Мимо нас проходят люди, я слышу мужские голоса: кто-то нахваливает вкусные ароматы, кто-то сетует, что за неделею успел наесть живот.
Я наклоняюсь к уху Вероники и, улыбаясь на публику, жестким шепотом говорю:
— Пошла на хуй от меня.
Иначе она просто не понимает.
Вероника буквально отскакивает в сторону, чуть не сбивая с ног Яна, который как раз выходит с двумя тарелками.
Я делаю три шага к Осени, пользуясь тем, что у нас есть пара секунд уединения. Она непроизвольно облизывает губы.
— Что ты ей сказал, что Ника шарахнулась от тебя, как черт от ладана? — спрашивает Ева едва слышно, пока я становлюсь к ней плечом к плечу.

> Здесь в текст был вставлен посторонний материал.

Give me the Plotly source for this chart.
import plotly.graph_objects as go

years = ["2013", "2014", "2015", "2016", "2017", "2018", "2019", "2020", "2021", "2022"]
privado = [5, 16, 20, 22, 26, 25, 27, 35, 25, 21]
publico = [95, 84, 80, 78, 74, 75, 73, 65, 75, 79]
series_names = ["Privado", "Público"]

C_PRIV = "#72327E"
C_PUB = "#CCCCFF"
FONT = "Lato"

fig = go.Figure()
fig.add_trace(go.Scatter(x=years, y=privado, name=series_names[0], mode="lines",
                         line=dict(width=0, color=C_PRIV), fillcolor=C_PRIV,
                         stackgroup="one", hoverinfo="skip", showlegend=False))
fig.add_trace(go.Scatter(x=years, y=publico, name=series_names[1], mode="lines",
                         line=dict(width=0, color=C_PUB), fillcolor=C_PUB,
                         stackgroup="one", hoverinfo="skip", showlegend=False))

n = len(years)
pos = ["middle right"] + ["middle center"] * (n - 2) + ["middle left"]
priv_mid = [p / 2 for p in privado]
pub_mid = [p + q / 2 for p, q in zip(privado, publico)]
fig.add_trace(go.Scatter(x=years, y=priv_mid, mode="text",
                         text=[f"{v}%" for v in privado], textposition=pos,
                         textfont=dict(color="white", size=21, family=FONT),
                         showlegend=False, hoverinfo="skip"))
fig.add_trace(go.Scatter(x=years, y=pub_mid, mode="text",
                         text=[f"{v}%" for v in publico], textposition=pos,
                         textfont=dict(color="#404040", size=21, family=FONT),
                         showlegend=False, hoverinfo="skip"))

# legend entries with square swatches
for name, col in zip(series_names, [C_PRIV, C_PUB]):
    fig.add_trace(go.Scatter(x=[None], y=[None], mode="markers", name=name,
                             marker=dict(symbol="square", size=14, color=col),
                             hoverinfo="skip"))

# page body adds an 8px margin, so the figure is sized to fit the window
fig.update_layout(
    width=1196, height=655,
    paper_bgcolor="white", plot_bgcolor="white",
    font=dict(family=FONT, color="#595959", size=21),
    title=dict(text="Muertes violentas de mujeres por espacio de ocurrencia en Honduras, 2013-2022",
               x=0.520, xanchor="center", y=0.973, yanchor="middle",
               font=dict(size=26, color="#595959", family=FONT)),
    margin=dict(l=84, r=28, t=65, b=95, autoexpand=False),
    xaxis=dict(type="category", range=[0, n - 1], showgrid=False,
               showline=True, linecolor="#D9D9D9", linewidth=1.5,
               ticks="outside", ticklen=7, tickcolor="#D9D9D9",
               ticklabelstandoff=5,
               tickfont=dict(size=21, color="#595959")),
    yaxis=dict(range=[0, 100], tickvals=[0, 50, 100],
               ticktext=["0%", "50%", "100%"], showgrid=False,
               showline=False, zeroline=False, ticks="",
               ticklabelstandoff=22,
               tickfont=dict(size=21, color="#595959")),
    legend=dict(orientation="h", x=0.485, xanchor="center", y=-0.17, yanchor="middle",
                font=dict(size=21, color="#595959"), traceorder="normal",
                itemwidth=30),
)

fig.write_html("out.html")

Делаю вид, что собираю вилки и ложки, а на самом деле наклоняюсь, чтобы прижаться губами к «яблочку» ее щеки. Мне плевать, насколько целомудренно или развратно все, что мы делаем в реальности и в наших мыслях, но каждое прикосновение к ней — это путешествие к краю Вселенной. Всегда по-разному, всегда остро, опасно и желанно.

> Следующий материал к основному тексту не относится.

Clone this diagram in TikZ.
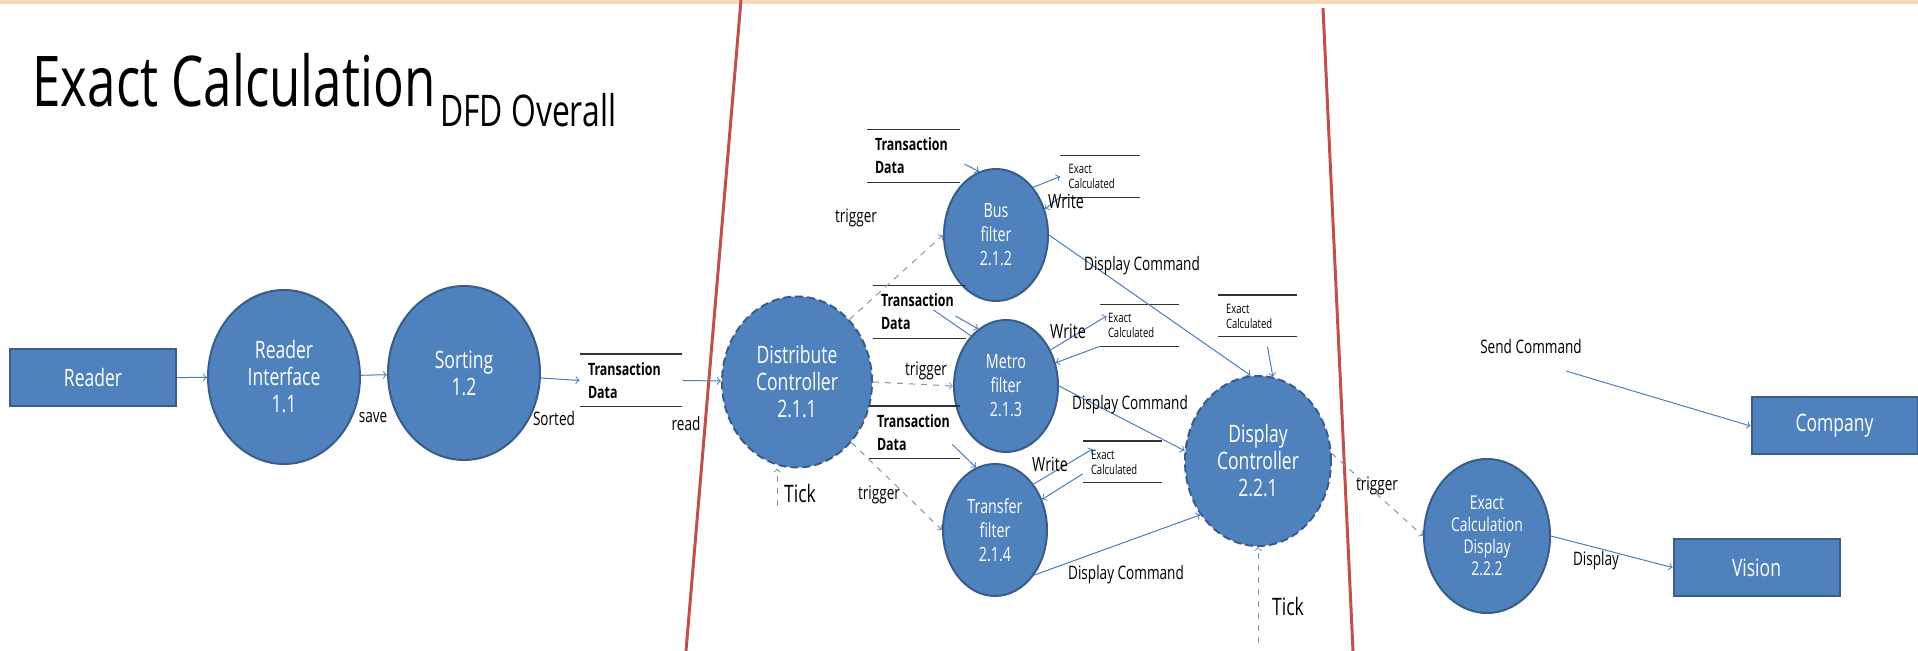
\documentclass[tikz,border=0pt]{standalone}
\usepackage{fontspec}
\setmainfont[FakeStretch=0.73]{Open Sans}
\usetikzlibrary{arrows,shapes.geometric,positioning,calc}
\definecolor{procblue}{HTML}{4F81BD}
\definecolor{procedge}{HTML}{385D8A}
\definecolor{flowblue}{HTML}{4A7EBB}
\definecolor{trigblue}{HTML}{8496B0}
\definecolor{divred}{HTML}{C0504D}
\definecolor{slidepeach}{HTML}{F6DABA}
\tikzstyle{process} = [ellipse,draw=procedge,fill=procblue,line width=1pt,text=white,align=center,inner sep=0pt,font=\fontsize{12}{13.5}\selectfont]
\tikzstyle{control} = [process,dash pattern=on 4pt off 2pt]
\tikzstyle{filter} = [process,minimum width=52pt,minimum height=66pt,font=\fontsize{9.8}{12}\selectfont]
\tikzstyle{entity} = [rectangle,draw=procedge,fill=procblue,line width=1pt,text=white,minimum width=83pt,minimum height=28.5pt,font=\fontsize{12}{13}\selectfont]
\tikzstyle{flow} = [->,draw=flowblue,line width=0.5pt]
\tikzstyle{trig} = [->,draw=trigblue,dashed,line width=0.5pt]
\tikzstyle{lbl} = [inner sep=0pt,font=\fontsize{9.3}{11}\selectfont]
\tikzstyle{divider} = [draw=divred,line width=1.5pt]
\tikzset{
    storeline/.style={draw=black!80,line width=0.6pt,-},
    store/.style={
        text width=#1,inner xsep=4pt,inner ysep=0pt,align=left,
        append after command={
            (\tikzlastnode.north west) edge[storeline] (\tikzlastnode.north east)
            (\tikzlastnode.south west) edge[storeline] (\tikzlastnode.south east)
        }
    },
    txstore/.style={store=#1,minimum height=26pt,font=\bfseries\fontsize{8.5}{11.5}\selectfont},
    exstore/.style={store=#1,minimum height=20.5pt,font=\fontsize{6.5}{7.5}\selectfont}
}

\begin{document}
\begin{tikzpicture}[>=to,x=0.5pt,y=-0.5pt]
\useasboundingbox (0,0) rectangle (1918,651);
\fill[white] (0,0) rectangle (1918,651);
\fill[slidepeach] (0,0) rectangle (1918,4);
%%% Title
\node[anchor=base west,inner sep=0pt,font=\fontsize{35}{40}\selectfont] (title) at (32,107) {Exact Calculation};
\node[anchor=base west,inner sep=0pt,font=\fontsize{21.8}{26}\selectfont] (subtitle) at ([xshift=2pt,yshift=-10pt]title.base east) {DFD Overall};
%%% Dividers
\draw[divider] (741,0) -- (686,651);
\draw[divider] (1323,8) -- (1353,651);

%%% Reading part
\node[entity] (reader) at (93,378) {Reader};
\node[process,minimum width=76pt,minimum height=87pt] (ri) at (284,377) {Reader\\Interface\\1.1};
\node[process,minimum width=76pt,minimum height=87pt] (sort) at (464,373) {Sorting\\1.2};
\node[txstore=43pt] (s0) at (631,380.5) {Transaction\\Data};
\draw[flow] (reader) -- (ri);
\draw[flow] (ri) -- (sort);
\draw[flow] (sort) -- (s0.west);
\node[lbl] (save) at (373,418) {save};
\node[lbl] (sorted) at (554,419) {Sorted};
\node[lbl] (read) at (686,424) {read};

%%% Distribution part
\node[control,minimum width=75pt,minimum height=85.5pt] (dc) at (797,382) {Distribute\\Controller\\2.1.1};
\draw[flow] (s0.east) -- (dc);
\coordinate (tick1) at (777,506);
\draw[trig] (tick1) -- (tick1 |- dc.south);
\node[lbl,font=\fontsize{12}{13}\selectfont] (tickdc) at (800,494) {Tick};
% Draw filters
\foreach \nm/\x/\y/\lab/\idx in {bus/996/235/Bus/2.1.2,metro/1006/386/Metro/2.1.3,transfer/995/530/Transfer/2.1.4} {
    \node[filter] (\nm) at (\x,\y) {\lab\\filter\\\idx};
}
% Draw stores
\node[txstore=38.5pt] (s1) at (913.5,156) {Transaction\\Data};
\node[txstore=38.5pt] (s2) at (919.5,312) {Transaction\\Data};
\node[txstore=37.5pt] (s3) at (914.5,432.5) {Transaction\\Data};
\node[exstore=31.5pt] (e1) at (1100,176.5) {Exact\\Calculated};
\node[exstore=31.5pt] (e2) at (1139.5,325.5) {Exact\\Calculated};
\node[exstore=31.5pt] (e3) at (1122.5,462) {Exact\\Calculated};
\node[exstore=31.5pt] (e4) at (1257.5,316) {Exact\\Calculated};
% Triggers and inputs
\draw[trig] (dc.50) -- (bus.west);
\draw[trig] (dc.east) -- (metro.west);
\draw[trig] (dc.-48) -- (transfer.west);
\node[lbl] (trigbus) at (856,218) {trigger};
\node[lbl] (trigmetro) at (926,371) {trigger};
\node[lbl] (trigtransfer) at (879,495) {trigger};
\draw[flow] ([xshift=2pt,yshift=-4pt]s1.east) -- (bus.105);
\draw[flow,-] ([xshift=7pt,yshift=1pt]s2.center) -- (metro.125);
\draw[flow] ([xshift=18pt,yshift=-2pt]s2.center) -- (metro.116);
\draw[flow] ([xshift=-4pt,yshift=-6pt]s3.east) -- (transfer.107);
% Write
\draw[flow] (bus.52) -- (e1.west);
\draw[flow] (e1.south west) -- (bus.28);
\draw[flow] (metro.39) -- ([xshift=3.5pt,yshift=4.75pt]e2.west);
\draw[flow] (e2.south west) -- (metro.25);
\draw[flow] (transfer.50) -- ([xshift=5pt,yshift=6.5pt]e3.west);
\draw[flow] ([yshift=-6pt]e3.west) -- (transfer.33);
\node[lbl,font=\fontsize{9.8}{11}\selectfont] (wbus) at (1066,201) {Write};
\node[lbl,font=\fontsize{9.8}{11}\selectfont] (wmetro) at (1068,331) {Write};
\node[lbl,font=\fontsize{9.8}{11}\selectfont] (wtransfer) at (1050,464) {Write};

%%% Display part
\node[control,minimum width=73pt,minimum height=85pt] (dispc) at (1258,461) {Display\\Controller\\2.2.1};
\draw[flow] (bus.east) -- (dispc.95);
\draw[flow] (metro.east) -- (dispc.172);
\draw[flow] (transfer.-49) -- (dispc.223);
\draw[flow] ([xshift=5pt,yshift=-5pt]e4.south) -- (dispc.80);
\node[lbl] (cmdbus) at (1142,266) {Display Command};
\node[lbl] (cmdmetro) at (1130,405) {Display Command};
\node[lbl] (cmdtransfer) at (1126,575) {Display Command};
\coordinate (tick2) at (1258,643);
\draw[trig] (tick2) -- (dispc.south);
\node[lbl,font=\fontsize{12}{13}\selectfont] (tickdisp) at (1288,607) {Tick};

\node[process,minimum width=63pt,minimum height=77pt,font=\fontsize{9.5}{11}\selectfont] (ecd) at (1487,536) {Exact\\Calculation\\Display\\2.2.2};
\draw[trig] (dispc.6) -- (ecd.west);
\node[lbl] (trigecd) at (1377,486) {trigger};
\node[entity] (vision) at (1756.5,567.5) {Vision};
\node[entity] (company) at (1834.5,426) {Company};
\draw[flow] (ecd.east) -- (vision.west);
\node[lbl] (display) at (1596,561) {Display};
\coordinate (send) at (1566,371);
\draw[flow] (send) -- (company.west);
\node[lbl] (sendcmd) at (1531,347) {Send Command};
\end{tikzpicture}
\end{document}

— Послал, — говорю ей на ухо, всем телом впитывая дрожь Осени, когда мои губы касаются кожи.
Она осторожно улыбается, довольная.
Мы возвращаемся в столицу в ночь понедельника, и я жадно глотаю запахи проливного дождя и терпкий аромат желтых листьев. Я рад этой осени, словно старой приятельнице, но, конечно, в большей степени тому, что теперь мы с Осенью не привязаны к людям, которые хотели нас привязать. По чуть-чуть за раз — так мы договорились.
Я прощаюсь с Мариной: строго спрашиваю, будет ли она делать все задания, которые я ей оставил и прочтет ли все сказки, которые заложил закладками в ее книге. Приходиться присесть на корточки, чтобы она могла меня обнять.

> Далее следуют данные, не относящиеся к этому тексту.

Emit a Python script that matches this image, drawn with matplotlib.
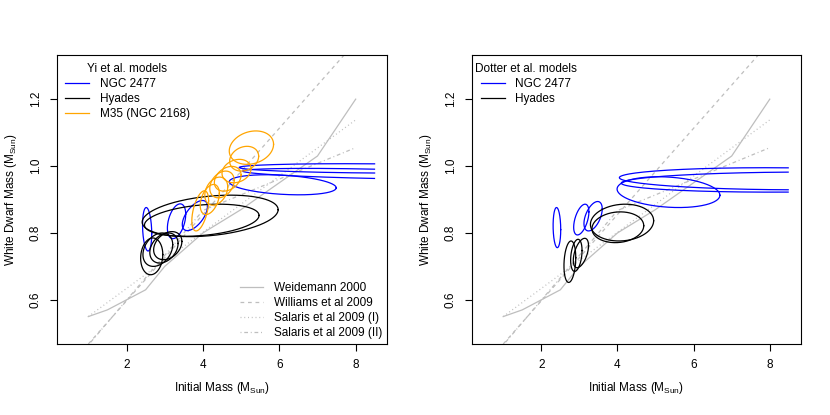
import numpy as np
import matplotlib.pyplot as plt
from matplotlib.lines import Line2D

plt.rcParams['font.family'] = ['Liberation Sans', 'DejaVu Sans']
plt.rcParams['mathtext.fontset'] = 'custom'
plt.rcParams['mathtext.rm'] = 'Liberation Sans'
plt.rcParams['mathtext.it'] = 'Liberation Sans'

# initial-final mass relations
weid_mi = [1.0, 1.5, 2.5, 3.0, 4.0, 5.0, 6.0, 7.0, 8.0]
weid_mf = [0.55, 0.57, 0.63, 0.70, 0.80, 0.87, 0.95, 1.03, 1.20]
ifmr_mi = [1.0, 4.0, 8.0]

# confidence ellipses: centre (x, y), half widths (sx, sy), correlation
yi_ngc_x = [2.54, 3.31, 3.79, 6.09, 8.40, 8.40]
yi_ngc_y = [0.811, 0.835, 0.852, 0.944, 0.993, 0.977]
yi_ngc_sx = [0.12, 0.24, 0.33, 1.40, 3.45, 3.36]
yi_ngc_sy = [0.065, 0.052, 0.045, 0.030, 0.014, 0.016]
yi_ngc_r = [-0.2, 0.4, 0.6, -0.3, -0.2, -0.5]

yi_hya_x = [4.19, 3.97, 2.66, 2.82, 2.98, 3.08]
yi_hya_y = [0.851, 0.838, 0.730, 0.750, 0.755, 0.762]
yi_hya_sx = [1.78, 1.50, 0.29, 0.39, 0.37, 0.37]
yi_hya_sy = [0.062, 0.048, 0.055, 0.050, 0.045, 0.042]
yi_hya_r = [0.3, 0.3, 0.1, 0.3, 0.3, 0.3]

yi_m35_x = [3.93, 4.18, 4.35, 4.50, 4.65, 4.88, 5.08, 5.27]
yi_m35_y = [0.866, 0.900, 0.925, 0.945, 0.962, 0.985, 1.022, 1.055]
yi_m35_sx = [0.22, 0.25, 0.30, 0.32, 0.35, 0.38, 0.38, 0.58]
yi_m35_sy = [0.060, 0.045, 0.042, 0.040, 0.037, 0.035, 0.037, 0.050]
yi_m35_r = [0.5, 0.4, 0.3, 0.3, 0.3, 0.2, 0.2, 0.2]

do_ngc_x = [2.41, 3.05, 3.36, 5.34, 8.30, 8.50]
do_ngc_y = [0.816, 0.840, 0.850, 0.922, 0.962, 0.952]
do_ngc_sx = [0.10, 0.20, 0.24, 1.35, 4.25, 4.40]
do_ngc_sy = [0.060, 0.046, 0.044, 0.046, 0.033, 0.030]
do_ngc_r = [-0.1, 0.5, 0.5, -0.2, -0.1, 0.1]

do_hya_x = [4.12, 4.01, 2.75, 2.92, 3.04]
do_hya_y = [0.831, 0.817, 0.714, 0.733, 0.740]
do_hya_sx = [0.83, 0.68, 0.155, 0.15, 0.20]
do_hya_sy = [0.055, 0.046, 0.062, 0.048, 0.044]
do_hya_r = [0.1, 0.1, 0.2, 0.3, 0.5]

GRAY = '#BEBEBE'
XMAX_GRID = 8.5


def draw_ellipses(ax, xs, ys, sxs, sys_, rs, color):
    t = np.linspace(0, 2 * np.pi, 400)
    for cx, cy, sx, sy, r in zip(xs, ys, sxs, sys_, rs):
        ex = cx + sx * np.cos(t)
        ey = cy + sy * (r * np.cos(t) + np.sqrt(1 - r ** 2) * np.sin(t))
        # contours were computed on a grid ending at 8.5
        ey = np.where(ex > XMAX_GRID, np.nan, ey)
        ax.plot(ex, ey, color=color, lw=0.9)


def draw_ifmr(ax):
    mi = np.array(ifmr_mi)
    ax.plot(weid_mi, weid_mf, color=GRAY, lw=0.9, ls='-')
    ax.plot(mi, 0.339 + 0.129 * mi, color=GRAY, lw=0.9, ls=(0, (3, 3)))
    ax.plot(mi, 0.466 + 0.084 * mi, color=GRAY, lw=0.9, ls=(0, (0.8, 2.2)))
    sal2 = np.where(mi <= 4, 0.331 + 0.134 * mi, 0.679 + 0.047 * mi)
    ax.plot(mi, sal2, color=GRAY, lw=0.9, ls=(0, (0.8, 2.2, 3, 2.2)))


def style_axes(ax):
    ax.set_xlim(0.18, 8.82)
    ax.set_ylim(0.468, 1.332)
    ax.set_xticks([2, 4, 6, 8])
    ax.set_yticks([0.6, 0.8, 1.0, 1.2])
    ax.set_yticklabels(['0.6', '0.8', '1.0', '1.2'], rotation=90, va='center')
    ax.tick_params(direction='out', length=5, width=0.8, labelsize=8.5)
    ax.tick_params(axis='x', pad=6)
    ax.tick_params(axis='y', pad=6)
    for s in ax.spines.values():
        s.set_linewidth(0.8)
    ax.set_xlabel(r'Initial Mass (M$_{\mathrm{Sun}}$)', fontsize=8.5, labelpad=6)
    ax.set_ylabel(r'White Dwarf Mass (M$_{\mathrm{Sun}}$)', fontsize=8.5, labelpad=8)


fig = plt.figure(figsize=(8.3, 4.15), dpi=100)
ax1 = fig.add_axes([57 / 830, 71 / 415, 330 / 830, 289 / 415])
ax2 = fig.add_axes([472 / 830, 71 / 415, 329 / 830, 289 / 415])

for ax in (ax1, ax2):
    draw_ifmr(ax)
    style_axes(ax)

draw_ellipses(ax1, yi_ngc_x, yi_ngc_y, yi_ngc_sx, yi_ngc_sy, yi_ngc_r, 'blue')
draw_ellipses(ax1, yi_hya_x, yi_hya_y, yi_hya_sx, yi_hya_sy, yi_hya_r, 'black')
draw_ellipses(ax1, yi_m35_x, yi_m35_y, yi_m35_sx, yi_m35_sy, yi_m35_r, 'orange')

draw_ellipses(ax2, do_ngc_x, do_ngc_y, do_ngc_sx, do_ngc_sy, do_ngc_r, 'blue')
draw_ellipses(ax2, do_hya_x, do_hya_y, do_hya_sx, do_hya_sy, do_hya_r, 'black')

leg_kw = dict(frameon=False, fontsize=8.5, title_fontsize=8.5, handlelength=2.0,
              handletextpad=0.9, labelspacing=0.25)

h1 = [Line2D([], [], color=c, lw=0.9) for c in ('blue', 'black', 'orange')]
h2 = [Line2D([], [], color=c, lw=0.9) for c in ('blue', 'black')]
h3 = [Line2D([], [], color=GRAY, lw=0.9, ls=s) for s in
      ('-', (0, (3, 3)), (0, (0.8, 2.2)), (0, (0.8, 2.2, 3, 2.2)))]

leg3 = ax1.legend(h3, ['Weidemann 2000', 'Williams et al 2009',
                       'Salaris et al 2009 (I)', 'Salaris et al 2009 (II)'],
                  loc='lower right', borderaxespad=0.0, **leg_kw)
ax1.add_artist(leg3)
ax1.legend(h1, ['NGC 2477', 'Hyades', 'M35 (NGC 2168)'], loc='upper left',
           title='Yi et al. models', borderaxespad=0.3, **leg_kw)

ax2.legend(h2, ['NGC 2477', 'Hyades'], loc='upper left',
           bbox_to_anchor=(-0.005, 0.988), title='Dotter et al. models',
           borderaxespad=0.0, **leg_kw)

fig.savefig('out.png', dpi=100)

— Я положила тебе в карман мамину визитку, — шепотом говорит эта маленькая лиса, и я просто разрываюсь от хохота. Марина смотрит с укоризной, так что приходится взять себя в руки, хоть это и сложно. То, как маленькая хитрюга недовольно поджимает губы, достойно «Оскара». — Позвони ей.
— Что у вас за сговор? — спрашивает Осень, когда я поднимаюсь, на прощанье потихоньку дернув малышку за косичку.
— Это Большой Секрет, — говорю с видом заговорщика. У меня уже есть ее номер, но Марине об этом знать совсем не обязательно. Достаю из кармана ключи от квартиры и сложенный вдвое листок. Вкладываю Осени в ладонь. — График моих дежурств на ближайшие две недели. Не звони — открывай своим ключом.
Ее взгляд становится таким теплым, что я на всякий случай делаю шаг назад, боясь не сдержаться и наброситься на нее с поцелуями. Вот-вот должен появиться Ян, и мы с Евой молча соглашаемся, что нельзя устраивать сцену при ребенке. Мы выдержали четыре дня, потерпим еще один.
— Надеюсь, у тебя есть дубликат, — произносит Осень, немного смущенная.
Ей двадцать семь, и она не разучилась краснеть. Ева-лабиринт, в котором я окончательно заблудился.
Я еду из аэропорта прямо домой. Не задерживаюсь ни на секунду, потому что знаю — Яну уже подогнали машину и он, конечно же, подвезет Еву домой. И меня злит даже тот факт, что они будут просто сидеть в водной машине.
Несмотря на расхожее мнение о том, что все горцы ревнуют своих женщин буквально к каждому столбу, лично я за собой подобное замечал редко. Единственная, кого в самом деле ревновал, была Лейла. Но и тогда это не было так болезненно, как сейчас. Знаю, что Осень — женщина высшего сорта, со своими принципами, которые никакой настойчивостью не сломать и не прогнуть даже Яну с его богатым опытом в покорении женских сердец. У меня нет ни единого повода ей не доверять, но я все равно злюсь. Конечно, не до состояния выхватывания кинжала (что за дичь?), но эта злость разъедает мое терпение, словно коррозия. К счастью, какой-то предприимчивый таксист уже рядом, и я ныряю в машину. Откидываюсь на спинку, прикрываю глаза, вспоминая, что через три часа мне на работу, а я так толком и не поспал в самолете.
Достаю телефон, когда он вибрирует новым сообщением от Осени.